For one, the film-makers have astutely targeted the Bhojpuri-speaking audience at home and abroad - a substantial expatriate population in places such as Mauritius, Fiji, Surinam and the West Indies.
With Bollywood productions increasingly targeting the urban middle and upper classes in India's cities, Bhojpuri directors have cashed in by churning out home-grown local fare.
The industry also has its own stars now - Manoj Tiwari and Ravi Kishan are the biggest male actors, while an actress from Mumbai (Bombay) Rani Chatterji - originally Sabiha Sheikh and renamed after Bollywood actress Rani Mukherjee - is the most popular actress.
Tiwari, who began as a small-town crooner, now has more than a dozen films to his name and charges as much as $90,000 per film.
Kishan charges as much. He has been quoted on an Indian website as saying Bhojpuri cinema is like "home-cooked food".
Vinod Mirani, an editor of a Bollywood trade journal, said on the same site: "Bhojpuri movies are not about Technicolor fantasies. The thrust is towards home-grown subjects. The concerns are largely to do with marriage and family. There's lot of emotions."

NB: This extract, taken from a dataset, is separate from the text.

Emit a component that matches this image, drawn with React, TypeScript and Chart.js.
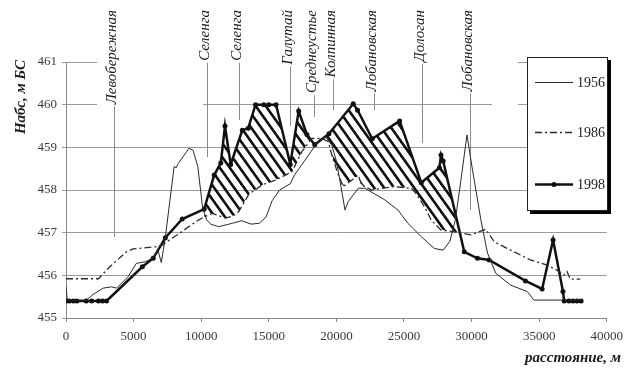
import React, { useEffect, useRef } from "react";
import { Chart, registerables } from "chart.js";
Chart.register(...registerables);

// ---- data ----
const seriesLabels = ["1956", "1986", "1998"];

const dist1956 = [0, 100, 1500, 2000, 2750, 3350, 3750, 4600, 5200, 5900, 6400, 6800, 7050, 7350, 8000, 8150, 8300, 8750, 9100, 9400, 9750, 10100, 10400, 10700, 11300, 12300, 13000, 13700, 14300, 14800, 15250, 15800, 16600, 16900, 17950, 18700, 19200, 19660, 20020, 20640, 20880, 21620, 22110, 23580, 24560, 25290, 26270, 27250, 27900, 28400, 28800, 29200, 29660, 30070, 30690, 31180, 31790, 32890, 34120, 34610, 38040];
const elev1956 = [455.73, 455.42, 455.42, 455.55, 455.7, 455.73, 455.7, 455.97, 456.28, 456.32, 456.4, 456.59, 456.3, 456.9, 458.55, 458.52, 458.62, 458.82, 458.98, 458.93, 458.55, 457.6, 457.3, 457.2, 457.14, 457.22, 457.28, 457.2, 457.22, 457.37, 457.75, 458.0, 458.15, 458.35, 458.82, 459.17, 459.25, 459.05, 458.66, 457.53, 457.73, 458.04, 458.04, 457.77, 457.53, 457.22, 456.91, 456.63, 456.59, 456.8, 457.3, 458.2, 459.29, 458.47, 457.3, 456.52, 456.05, 455.77, 455.62, 455.42, 455.42];

const dist1986 = [0, 2400, 3240, 4460, 4950, 6670, 7150, 7650, 8380, 9610, 10220, 10830, 11810, 12400, 12790, 13530, 14510, 15490, 16230, 16710, 17450, 18190, 18920, 19410, 19660, 20150, 20510, 21000, 21620, 21860, 22600, 24310, 25540, 25790, 26520, 27010, 27740, 28730, 29950, 31050, 31670, 32890, 34360, 35590, 36320, 36810, 37060, 37300, 38040];
const elev1986 = [455.92, 455.92, 456.2, 456.55, 456.62, 456.67, 456.71, 456.83, 456.98, 457.26, 457.37, 457.45, 457.34, 457.4, 457.5, 457.9, 458.12, 458.23, 458.35, 458.43, 458.9, 459.21, 459.21, 459.13, 458.82, 458.35, 458.08, 458.2, 458.35, 458.12, 458.0, 458.08, 458.04, 457.96, 457.61, 457.3, 457.06, 457.02, 456.95, 457.08, 456.79, 456.59, 456.36, 456.24, 456.12, 456.0, 456.09, 455.91, 455.91];

const dist1998 = [0, 250, 550, 800, 1500, 1900, 2400, 2700, 3000, 5650, 6450, 7350, 8600, 10220, 10960, 11450, 11760, 12180, 13040, 13480, 14020, 14630, 15000, 15540, 16590, 17210, 17820, 18400, 19450, 21250, 21570, 22650, 24680, 26280, 27620, 27740, 27900, 29460, 30440, 31300, 33990, 35220, 36030, 36760, 36850, 37200, 37500, 37800, 38100];
const elev1998 = [455.4, 455.4, 455.4, 455.4, 455.4, 455.4, 455.4, 455.4, 455.4, 456.2, 456.4, 456.88, 457.32, 457.55, 458.35, 458.63, 459.5, 458.6, 459.4, 459.45, 460.0, 460.0, 460.0, 460.0, 458.6, 459.85, 459.3, 459.06, 459.32, 460.02, 459.87, 459.2, 459.62, 458.17, 458.52, 458.82, 458.68, 456.55, 456.4, 456.36, 455.87, 455.68, 456.83, 455.62, 455.4, 455.4, 455.4, 455.4, 455.4];

// hatched zone: 1998 above 1986 between these distances
const hatchFrom = 10220;
const hatchTo = 29460;

const stationNames = ["Левобережная", "Селенга", "Селенга", "Галутай", "Среднеустье", "Колпинная", "Лобановская", "Дологан", "Лобановская"];
const stationDist = [3530, 10450, 12790, 16540, 18380, 19780, 22790, 26320, 29850];
const stationLineEnd = [456.9, 458.77, 459.64, 459.5, 459.71, 459.87, 459.87, 459.1, 457.53];

const yMin = 455, yMax = 461, yStep = 1;
const xMin = 0, xMax = 40000, xStep = 5000;
const yTitle = "Набс, м БС";
const xTitle = "расстояние, м";

const SERIF = "'Liberation Serif', 'Times New Roman', serif";

function toPoints(xs: number[], ys: number[]) {
  return xs.map((x, i) => ({ x, y: ys[i] }));
}

function makeHatch(): CanvasPattern | string {
  const c = document.createElement("canvas");
  const w = 10, h = 14;
  c.width = w; c.height = h;
  const g = c.getContext("2d");
  if (!g) return "rgba(0,0,0,0.3)";
  g.strokeStyle = "#111";
  g.lineWidth = 2.6;
  for (const off of [-w, 0, w]) {
    g.beginPath();
    g.moveTo(off - w, -h);
    g.lineTo(off + 2 * w, 2 * h);
    g.stroke();
  }
  return g.createPattern(c, "repeat") || "rgba(0,0,0,0.3)";
}

const decorPlugin = {
  id: "decor",
  beforeDatasetsDraw(chart: any) {
    const ctx = chart.ctx;
    const xs = chart.scales.x, ys = chart.scales.y;
    ctx.save();
    // white text-box areas covering upper gridlines
    ctx.fillStyle = "#fff";
    const y461 = ys.getPixelForValue(461), y460 = ys.getPixelForValue(460);
    ctx.fillRect(97, y461 - 8, 421, (y460 - y461) - 4);
    ctx.fillRect(97, y460 - 6, 106, 12);
    ctx.fillRect(492, y460 - 6, 26, 12);
    // station labels
    ctx.font = `italic 15px ${SERIF}`;
    ctx.fillStyle = "#1a1a1a";
    ctx.strokeStyle = "#8a8a8a";
    ctx.lineWidth = 1;
    stationNames.forEach((name, i) => {
      const px = Math.round(xs.getPixelForValue(stationDist[i])) + 0.5;
      const wText = ctx.measureText(name).width;
      const top = 10;
      ctx.beginPath();
      ctx.moveTo(px, top + wText + 2);
      ctx.lineTo(px, ys.getPixelForValue(stationLineEnd[i]));
      ctx.stroke();
      ctx.save();
      ctx.translate(px - 2, top);
      ctx.rotate(-Math.PI / 2);
      ctx.textAlign = "right";
      ctx.textBaseline = "middle";
      ctx.fillText(name, 0, 0);
      ctx.restore();
    });
    ctx.restore();
  },
  afterDraw(chart: any) {
    const ctx = chart.ctx;
    ctx.save();
    // axis titles
    ctx.fillStyle = "#1a1a1a";
    ctx.font = `italic bold 15px ${SERIF}`;
    ctx.save();
    ctx.translate(21, 97);
    ctx.rotate(-Math.PI / 2);
    ctx.textAlign = "center";
    ctx.textBaseline = "middle";
    ctx.fillText(yTitle, 0, 0);
    ctx.restore();
    ctx.textAlign = "right";
    ctx.textBaseline = "middle";
    ctx.fillText(xTitle, 621, 358);

    // legend box
    const bx = 527, by = 57, bw = 81, bh = 154;
    ctx.fillStyle = "#000";
    ctx.fillRect(bx + 3, by + 3, bw, bh);
    ctx.fillStyle = "#fff";
    ctx.fillRect(bx, by, bw, bh);
    ctx.strokeStyle = "#222";
    ctx.lineWidth = 1;
    ctx.strokeRect(bx + 0.5, by + 0.5, bw - 1, bh - 1);
    const rows = [82, 132, 184];
    chart.data.datasets.slice(0, 3).forEach((ds: any, i: number) => {
      const y = rows[i] + 0.5;
      ctx.save();
      ctx.strokeStyle = ds.borderColor;
      ctx.lineWidth = ds.borderWidth;
      ctx.setLineDash(ds.borderDash || []);
      ctx.beginPath();
      ctx.moveTo(535, y);
      ctx.lineTo(573, y);
      ctx.stroke();
      ctx.restore();
      if (ds.pointRadius) {
        ctx.fillStyle = ds.pointBackgroundColor;
        ctx.beginPath();
        ctx.arc(554, y, ds.pointRadius, 0, Math.PI * 2);
        ctx.fill();
      }
      ctx.fillStyle = "#1a1a1a";
      ctx.font = `14px ${SERIF}`;
      ctx.textAlign = "left";
      ctx.textBaseline = "middle";
      ctx.fillText(ds.label, 577, y + 1);
    });
    ctx.restore();
  },
};

export default function App() {
  const ref = useRef<HTMLCanvasElement | null>(null);
  useEffect(() => {
    document.body.style.margin = "0";
    const canvas = ref.current;
    if (!canvas) return;
    const hatch = makeHatch();
    const p1998 = toPoints(dist1998, elev1998);
    const hatchPts = p1998.filter((p) => p.x >= hatchFrom && p.x <= hatchTo);
    const chart = new Chart(canvas, {
      type: "line",
      data: {
        datasets: [
          {
            label: seriesLabels[0],
            data: toPoints(dist1956, elev1956),
            borderColor: "#2a2a2a",
            borderWidth: 1,
            pointRadius: 0,
            tension: 0,
            fill: false,
          },
          {
            label: seriesLabels[1],
            data: toPoints(dist1986, elev1986),
            borderColor: "#2a2a2a",
            borderWidth: 1.3,
            borderDash: [7, 3, 2, 3],
            pointRadius: 0,
            tension: 0,
            fill: false,
          },
          {
            label: seriesLabels[2],
            data: p1998,
            borderColor: "#111",
            borderWidth: 2.5,
            pointRadius: 2.5,
            pointBackgroundColor: "#111",
            pointBorderWidth: 0,
            tension: 0,
            fill: false,
          },
          {
            label: "hatch",
            data: hatchPts,
            borderWidth: 0,
            borderColor: "rgba(0,0,0,0)",
            pointRadius: 0,
            tension: 0,
            order: 10,
            fill: { target: 1, above: hatch, below: "rgba(0,0,0,0)" },
          },
        ] as any,
      },
      options: {
        animation: false,
        responsive: false,
        maintainAspectRatio: false,
        layout: { padding: { top: 62, right: 20, left: 0, bottom: 0 } },
        plugins: { legend: { display: false }, tooltip: { enabled: false } },
        scales: {
          x: {
            type: "linear",
            min: xMin,
            max: xMax,
            afterFit: (s: any) => { s.height = 51; },
            ticks: {
              stepSize: xStep,
              autoSkip: false,
              maxRotation: 0,
              padding: 7,
              color: "#3a3a3a",
              font: { family: SERIF, size: 13 },
              callback: (v: any) => String(v),
            },
            grid: { drawOnChartArea: false, drawTicks: true, tickLength: 4, color: "#888" },
            border: { color: "#888", width: 1 },
          },
          y: {
            type: "linear",
            min: yMin,
            max: yMax,
            afterFit: (s: any) => { s.width = 66; },
            ticks: {
              stepSize: yStep,
              padding: 5,
              color: "#3a3a3a",
              font: { family: SERIF, size: 13 },
              callback: (v: any) => String(v),
            },
            grid: { color: "#9a9a9a", tickLength: 4, lineWidth: 1 },
            border: { color: "#888", width: 1 },
          },
        },
      } as any,
      plugins: [decorPlugin],
    });
    return () => chart.destroy();
  }, []);
  return (
    <div style={{ position: "fixed", left: 0, top: 0, width: 630, height: 369, background: "#fff" }}>
      <canvas ref={ref} width={630} height={369} />
    </div>
  );
}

Clearly, the formula is working.
"Bhojpuri cinema has finally got its identity and real worth. Now its commercial success is making everybody sit up and take notice," says Raghuvansh Babu, chief of the Bihar Motion Pictures Association.

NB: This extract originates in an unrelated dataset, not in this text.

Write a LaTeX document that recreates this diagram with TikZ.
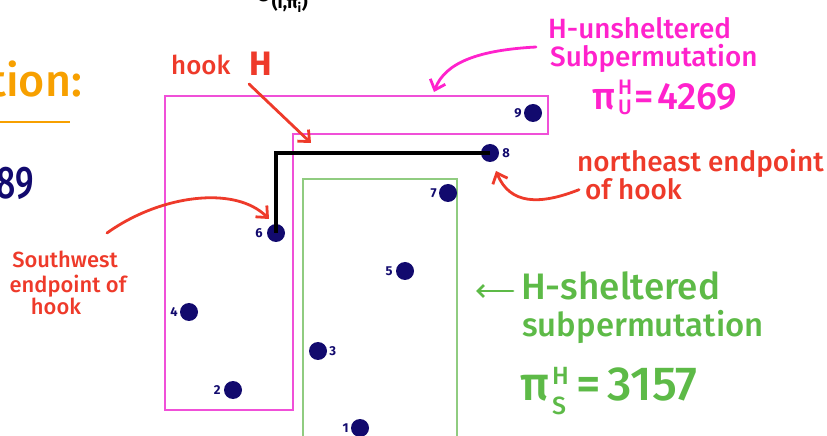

Bhojpuri movies also make eminent business sense.
"Most Bhojpuri films are made on small budget of usually $50,000 to $60,000 and usually gross 10 times their costs at the box office, which is much higher than any Bollywood hit," Bollywood trade analyst Taran Adarsh says.
Bhojpuri film-makers now claim they are pushing the envelope with themes.
Manoj Tiwari says Bhojpuri films are being made around "gender themes and even a political satire is in the works".
To exploit the industry's potential, there is also a rush now to dub 40 Bollywood hits, including films like Sholay and Deewar, into Bhojpuri.